┌──

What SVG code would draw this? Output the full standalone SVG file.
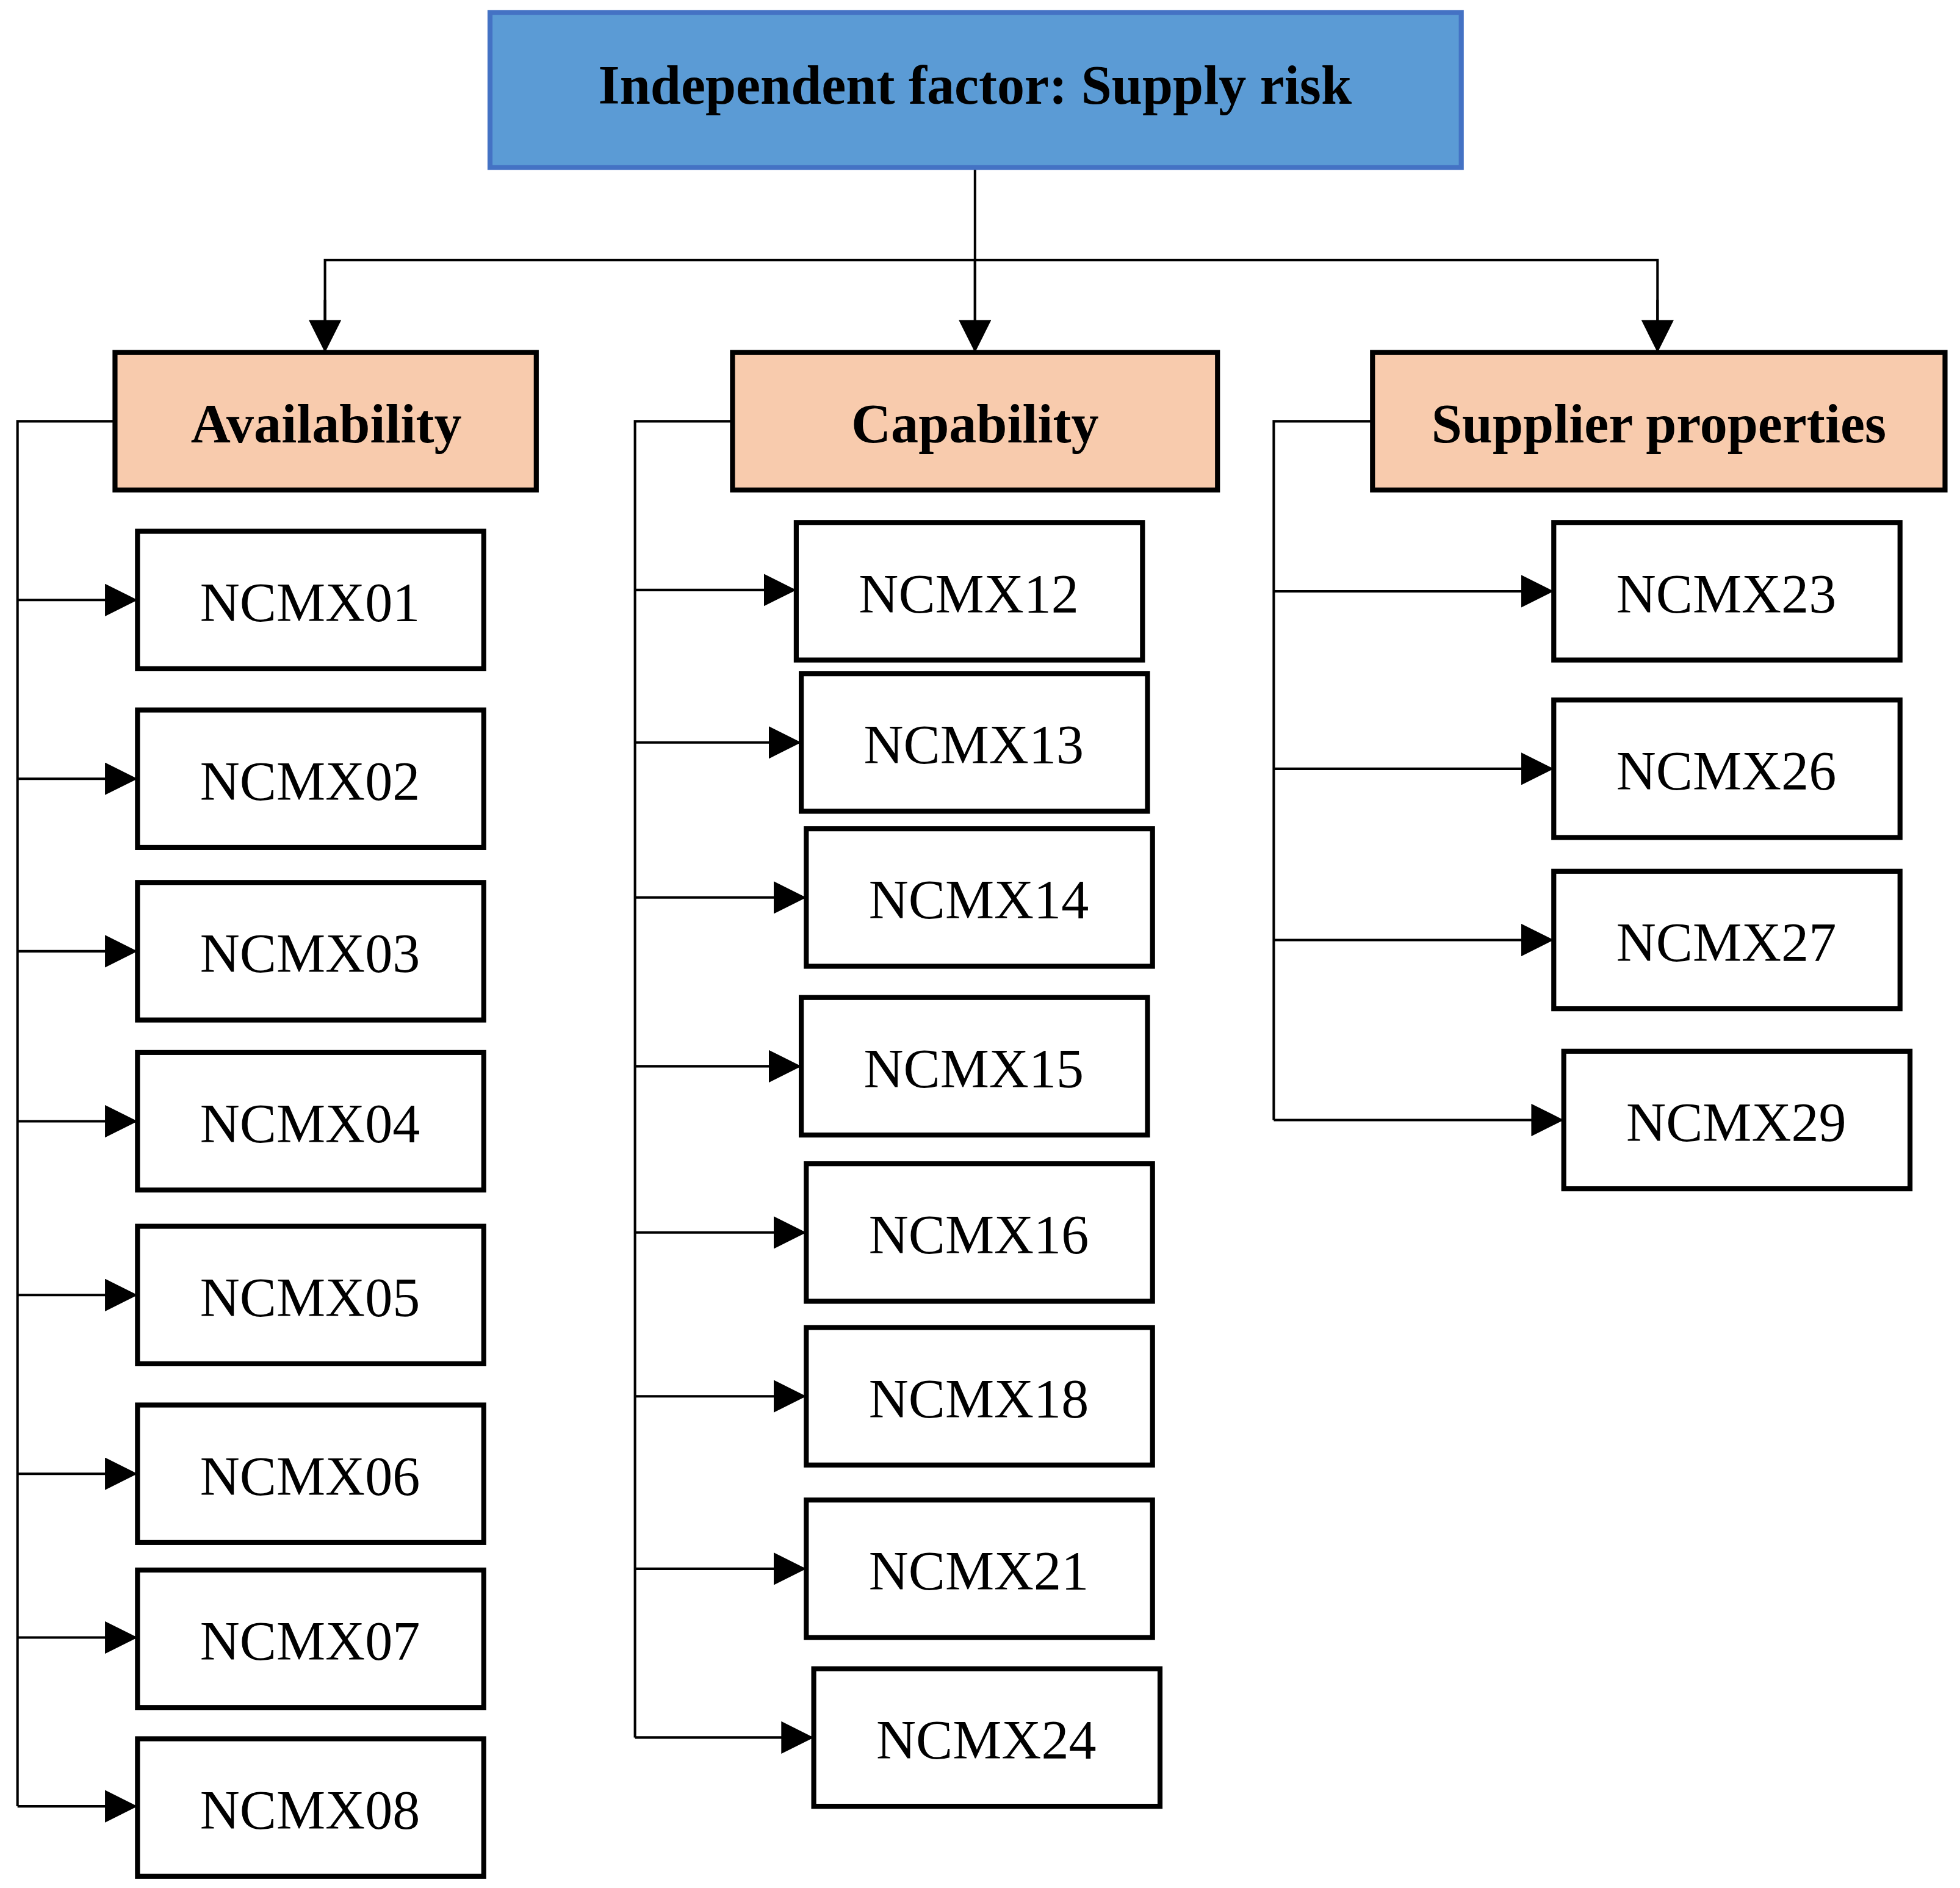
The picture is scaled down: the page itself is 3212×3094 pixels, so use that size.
<svg xmlns="http://www.w3.org/2000/svg" width="3212" height="3094" viewBox="0 0 3212 3094">
<style>
.t{font-family:"Liberation Serif",serif;text-anchor:middle;dominant-baseline:central;fill:#000}
.c{fill:#fff;stroke:#000;stroke-width:4}
.k{fill:#f8cbad;stroke:#000;stroke-width:4}
.l{fill:none;stroke:#000;stroke-width:2}
</style>
<defs><marker id="a" markerUnits="userSpaceOnUse" markerWidth="26" markerHeight="26" refX="26" refY="13" orient="auto"><path d="M0,0L26,13L0,26Z" fill="#000"/></marker></defs>
<rect width="3212" height="3094" fill="#fff"/>
<g transform="scale(2.0485)">
<g id="connectors">
<path class="l" d="M780,134V282"/>
<path class="l" d="M780,208H260V282M780,208H1326V282" />
<path class="l" d="M780,208V282" marker-end="url(#a)"/>
<path class="l" d="M260,240V282" marker-end="url(#a)"/>
<path class="l" d="M1326,240V282" marker-end="url(#a)"/>
<path class="l" d="M92,337H14V1445"/>
<path class="l" d="M14,480H110" marker-end="url(#a)"/>
<path class="l" d="M14,623H110" marker-end="url(#a)"/>
<path class="l" d="M14,761H110" marker-end="url(#a)"/>
<path class="l" d="M14,897H110" marker-end="url(#a)"/>
<path class="l" d="M14,1036H110" marker-end="url(#a)"/>
<path class="l" d="M14,1179H110" marker-end="url(#a)"/>
<path class="l" d="M14,1310H110" marker-end="url(#a)"/>
<path class="l" d="M14,1445H110" marker-end="url(#a)"/>
<path class="l" d="M586,337H508V1390"/>
<path class="l" d="M508,472H637" marker-end="url(#a)"/>
<path class="l" d="M508,594H641" marker-end="url(#a)"/>
<path class="l" d="M508,718H645" marker-end="url(#a)"/>
<path class="l" d="M508,853H641" marker-end="url(#a)"/>
<path class="l" d="M508,986H645" marker-end="url(#a)"/>
<path class="l" d="M508,1117H645" marker-end="url(#a)"/>
<path class="l" d="M508,1255H645" marker-end="url(#a)"/>
<path class="l" d="M508,1390H651" marker-end="url(#a)"/>
<path class="l" d="M1098,337H1019V896"/>
<path class="l" d="M1019,473H1243" marker-end="url(#a)"/>
<path class="l" d="M1019,615H1243" marker-end="url(#a)"/>
<path class="l" d="M1019,752H1243" marker-end="url(#a)"/>
<path class="l" d="M1019,896H1251" marker-end="url(#a)"/>
</g>
<g id="root"><rect x="392" y="10" width="777" height="124" fill="#5b9bd5" stroke="#4472c4" stroke-width="4"/><text class="t" x="780" y="68" font-size="44" font-weight="bold">Independent factor: Supply risk</text></g>
<g id="availability"><rect class="k" x="92" y="282" width="337" height="110"/><text class="t" x="261" y="339" font-size="44" font-weight="bold">Availability</text></g>
<g id="capability"><rect class="k" x="586" y="282" width="388" height="110"/><text class="t" x="780" y="339" font-size="44" font-weight="bold">Capability</text></g>
<g id="supplier"><rect class="k" x="1098" y="282" width="458" height="110"/><text class="t" x="1327" y="339" font-size="44" font-weight="bold">Supplier properties</text></g>
<g id="n01"><rect class="c" x="110" y="425" width="277" height="110"/><text class="t" x="248" y="482" font-size="44">NCMX01</text></g>
<g id="n02"><rect class="c" x="110" y="568" width="277" height="110"/><text class="t" x="248" y="625" font-size="44">NCMX02</text></g>
<g id="n03"><rect class="c" x="110" y="706" width="277" height="110"/><text class="t" x="248" y="763" font-size="44">NCMX03</text></g>
<g id="n04"><rect class="c" x="110" y="842" width="277" height="110"/><text class="t" x="248" y="899" font-size="44">NCMX04</text></g>
<g id="n05"><rect class="c" x="110" y="981" width="277" height="110"/><text class="t" x="248" y="1038" font-size="44">NCMX05</text></g>
<g id="n06"><rect class="c" x="110" y="1124" width="277" height="110"/><text class="t" x="248" y="1181" font-size="44">NCMX06</text></g>
<g id="n07"><rect class="c" x="110" y="1256" width="277" height="110"/><text class="t" x="248" y="1313" font-size="44">NCMX07</text></g>
<g id="n08"><rect class="c" x="110" y="1391" width="277" height="110"/><text class="t" x="248" y="1448" font-size="44">NCMX08</text></g>
<g id="n12"><rect class="c" x="637" y="418" width="277" height="110"/><text class="t" x="775" y="475" font-size="44">NCMX12</text></g>
<g id="n13"><rect class="c" x="641" y="539" width="277" height="110"/><text class="t" x="779" y="596" font-size="44">NCMX13</text></g>
<g id="n14"><rect class="c" x="645" y="663" width="277" height="110"/><text class="t" x="783" y="720" font-size="44">NCMX14</text></g>
<g id="n15"><rect class="c" x="641" y="798" width="277" height="110"/><text class="t" x="779" y="855" font-size="44">NCMX15</text></g>
<g id="n16"><rect class="c" x="645" y="931" width="277" height="110"/><text class="t" x="783" y="988" font-size="44">NCMX16</text></g>
<g id="n18"><rect class="c" x="645" y="1062" width="277" height="110"/><text class="t" x="783" y="1119" font-size="44">NCMX18</text></g>
<g id="n21"><rect class="c" x="645" y="1200" width="277" height="110"/><text class="t" x="783" y="1257" font-size="44">NCMX21</text></g>
<g id="n24"><rect class="c" x="651" y="1335" width="277" height="110"/><text class="t" x="789" y="1392" font-size="44">NCMX24</text></g>
<g id="n23"><rect class="c" x="1243" y="418" width="277" height="110"/><text class="t" x="1381" y="475" font-size="44">NCMX23</text></g>
<g id="n26"><rect class="c" x="1243" y="560" width="277" height="110"/><text class="t" x="1381" y="617" font-size="44">NCMX26</text></g>
<g id="n27"><rect class="c" x="1243" y="697" width="277" height="110"/><text class="t" x="1381" y="754" font-size="44">NCMX27</text></g>
<g id="n29"><rect class="c" x="1251" y="841" width="277" height="110"/><text class="t" x="1389" y="898" font-size="44">NCMX29</text></g>
</g>
</svg>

└──

• **Set exercise**:
Pictures are excluded; copy all other data exactly as shown.

• **The output**:
What SVG code would draw this? Output the full standalone SVG file.
The picture is scaled down: the page itself is 3212×3094 pixels, so use that size.
<svg xmlns="http://www.w3.org/2000/svg" width="3212" height="3094" viewBox="0 0 3212 3094">
<style>
.t{font-family:"Liberation Serif",serif;text-anchor:middle;dominant-baseline:central;fill:#000}
.c{fill:#fff;stroke:#000;stroke-width:4}
.k{fill:#f8cbad;stroke:#000;stroke-width:4}
.l{fill:none;stroke:#000;stroke-width:2}
</style>
<defs><marker id="a" markerUnits="userSpaceOnUse" markerWidth="26" markerHeight="26" refX="26" refY="13" orient="auto"><path d="M0,0L26,13L0,26Z" fill="#000"/></marker></defs>
<rect width="3212" height="3094" fill="#fff"/>
<g transform="scale(2.0485)">
<g id="connectors">
<path class="l" d="M780,134V282"/>
<path class="l" d="M780,208H260V282M780,208H1326V282" />
<path class="l" d="M780,208V282" marker-end="url(#a)"/>
<path class="l" d="M260,240V282" marker-end="url(#a)"/>
<path class="l" d="M1326,240V282" marker-end="url(#a)"/>
<path class="l" d="M92,337H14V1445"/>
<path class="l" d="M14,480H110" marker-end="url(#a)"/>
<path class="l" d="M14,623H110" marker-end="url(#a)"/>
<path class="l" d="M14,761H110" marker-end="url(#a)"/>
<path class="l" d="M14,897H110" marker-end="url(#a)"/>
<path class="l" d="M14,1036H110" marker-end="url(#a)"/>
<path class="l" d="M14,1179H110" marker-end="url(#a)"/>
<path class="l" d="M14,1310H110" marker-end="url(#a)"/>
<path class="l" d="M14,1445H110" marker-end="url(#a)"/>
<path class="l" d="M586,337H508V1390"/>
<path class="l" d="M508,472H637" marker-end="url(#a)"/>
<path class="l" d="M508,594H641" marker-end="url(#a)"/>
<path class="l" d="M508,718H645" marker-end="url(#a)"/>
<path class="l" d="M508,853H641" marker-end="url(#a)"/>
<path class="l" d="M508,986H645" marker-end="url(#a)"/>
<path class="l" d="M508,1117H645" marker-end="url(#a)"/>
<path class="l" d="M508,1255H645" marker-end="url(#a)"/>
<path class="l" d="M508,1390H651" marker-end="url(#a)"/>
<path class="l" d="M1098,337H1019V896"/>
<path class="l" d="M1019,473H1243" marker-end="url(#a)"/>
<path class="l" d="M1019,615H1243" marker-end="url(#a)"/>
<path class="l" d="M1019,752H1243" marker-end="url(#a)"/>
<path class="l" d="M1019,896H1251" marker-end="url(#a)"/>
</g>
<g id="root"><rect x="392" y="10" width="777" height="124" fill="#5b9bd5" stroke="#4472c4" stroke-width="4"/><text class="t" x="780" y="68" font-size="44" font-weight="bold">Independent factor: Supply risk</text></g>
<g id="availability"><rect class="k" x="92" y="282" width="337" height="110"/><text class="t" x="261" y="339" font-size="44" font-weight="bold">Availability</text></g>
<g id="capability"><rect class="k" x="586" y="282" width="388" height="110"/><text class="t" x="780" y="339" font-size="44" font-weight="bold">Capability</text></g>
<g id="supplier"><rect class="k" x="1098" y="282" width="458" height="110"/><text class="t" x="1327" y="339" font-size="44" font-weight="bold">Supplier properties</text></g>
<g id="n01"><rect class="c" x="110" y="425" width="277" height="110"/><text class="t" x="248" y="482" font-size="44">NCMX01</text></g>
<g id="n02"><rect class="c" x="110" y="568" width="277" height="110"/><text class="t" x="248" y="625" font-size="44">NCMX02</text></g>
<g id="n03"><rect class="c" x="110" y="706" width="277" height="110"/><text class="t" x="248" y="763" font-size="44">NCMX03</text></g>
<g id="n04"><rect class="c" x="110" y="842" width="277" height="110"/><text class="t" x="248" y="899" font-size="44">NCMX04</text></g>
<g id="n05"><rect class="c" x="110" y="981" width="277" height="110"/><text class="t" x="248" y="1038" font-size="44">NCMX05</text></g>
<g id="n06"><rect class="c" x="110" y="1124" width="277" height="110"/><text class="t" x="248" y="1181" font-size="44">NCMX06</text></g>
<g id="n07"><rect class="c" x="110" y="1256" width="277" height="110"/><text class="t" x="248" y="1313" font-size="44">NCMX07</text></g>
<g id="n08"><rect class="c" x="110" y="1391" width="277" height="110"/><text class="t" x="248" y="1448" font-size="44">NCMX08</text></g>
<g id="n12"><rect class="c" x="637" y="418" width="277" height="110"/><text class="t" x="775" y="475" font-size="44">NCMX12</text></g>
<g id="n13"><rect class="c" x="641" y="539" width="277" height="110"/><text class="t" x="779" y="596" font-size="44">NCMX13</text></g>
<g id="n14"><rect class="c" x="645" y="663" width="277" height="110"/><text class="t" x="783" y="720" font-size="44">NCMX14</text></g>
<g id="n15"><rect class="c" x="641" y="798" width="277" height="110"/><text class="t" x="779" y="855" font-size="44">NCMX15</text></g>
<g id="n16"><rect class="c" x="645" y="931" width="277" height="110"/><text class="t" x="783" y="988" font-size="44">NCMX16</text></g>
<g id="n18"><rect class="c" x="645" y="1062" width="277" height="110"/><text class="t" x="783" y="1119" font-size="44">NCMX18</text></g>
<g id="n21"><rect class="c" x="645" y="1200" width="277" height="110"/><text class="t" x="783" y="1257" font-size="44">NCMX21</text></g>
<g id="n24"><rect class="c" x="651" y="1335" width="277" height="110"/><text class="t" x="789" y="1392" font-size="44">NCMX24</text></g>
<g id="n23"><rect class="c" x="1243" y="418" width="277" height="110"/><text class="t" x="1381" y="475" font-size="44">NCMX23</text></g>
<g id="n26"><rect class="c" x="1243" y="560" width="277" height="110"/><text class="t" x="1381" y="617" font-size="44">NCMX26</text></g>
<g id="n27"><rect class="c" x="1243" y="697" width="277" height="110"/><text class="t" x="1381" y="754" font-size="44">NCMX27</text></g>
<g id="n29"><rect class="c" x="1251" y="841" width="277" height="110"/><text class="t" x="1389" y="898" font-size="44">NCMX29</text></g>
</g>
</svg>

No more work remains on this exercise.